Oliver Brown, a black resident of Topeka, Kansas, attempted to enroll his daughter in the school closest to their home. The Topeka school district denied her admittance and required her to ride a bus to a segregated black elementary school further away. Mr. Brown brought a case against the school district’s action. The District Court in Topeka determined that segregation in public education does have a detrimental effect upon black children, but it denied Brown relief on the ground that the black and the white schools were, “substantially equal with respect to buildings, transportation, curricula, and educational qualifications of teachers.” Brown and twelve other black families, in comparable circumstances, filed a class-action lawsuit against Topeka Board of Education in U.S. federal court. The plaintiffs asserted that the Board’s segregation mandate was unconstitutional. By the time their case reached the U.S. Supreme Court, it had been joined by five cases with similar claims against segregation: Brown itself, Briggs v. Elliott, Davis v. County School Board of Prince Edward County, Gebhart v. Belton and Bolling v. Sharpe.

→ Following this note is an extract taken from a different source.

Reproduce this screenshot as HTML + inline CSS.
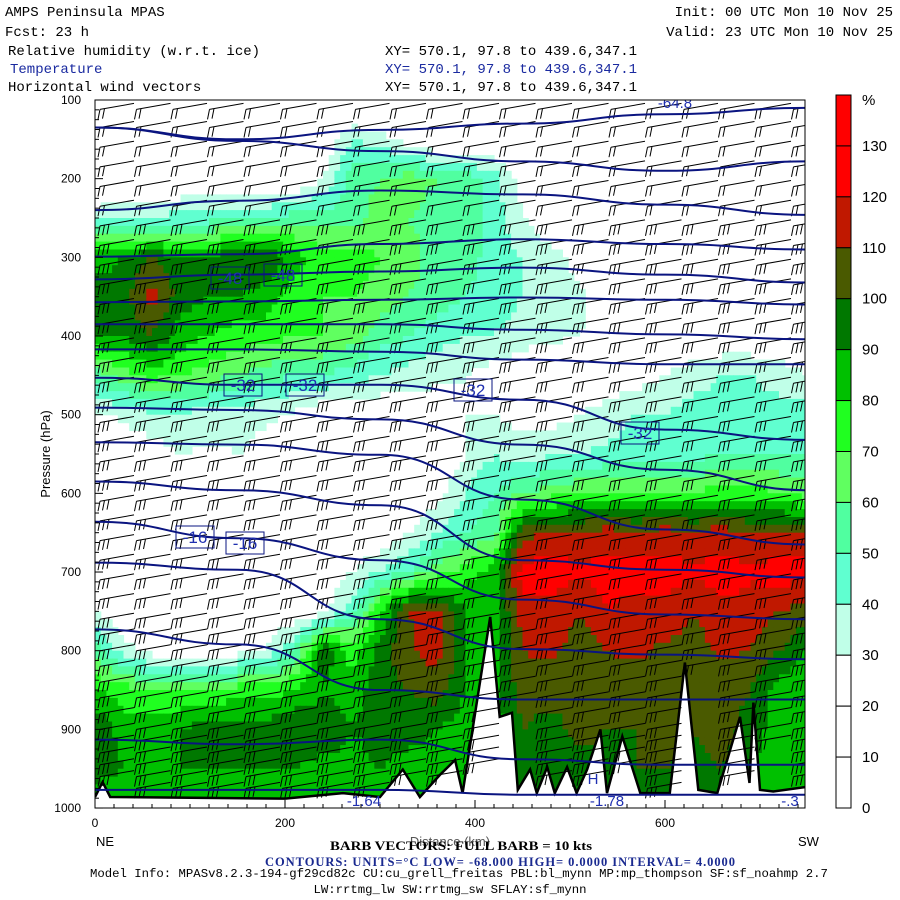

What was the result of the Brown vs Board of Education case and why was it important?
The Brown v. Board case resulted in a landmark decision by the U.S. Supreme Court which overruled the “separate but equal” opinion set in the 1896 Plessy v. Ferguson case. This 1954 unanimous judgment ruled that separating children in public schools on the basis of race was unconstitutional. History shows that the end of the Civil War brought about laws that promoted racial equality. Sadly by the 1900s, a segregated society had developed that condemned blacks citizens to second-class citizenship. Brown v. Board became a catalyst in race relations in the United States. The decision, in this case, sparked laws and protests that culminated in the signing of the 1964 Civil Rights Act. An Act that officially outlawed segregation in America.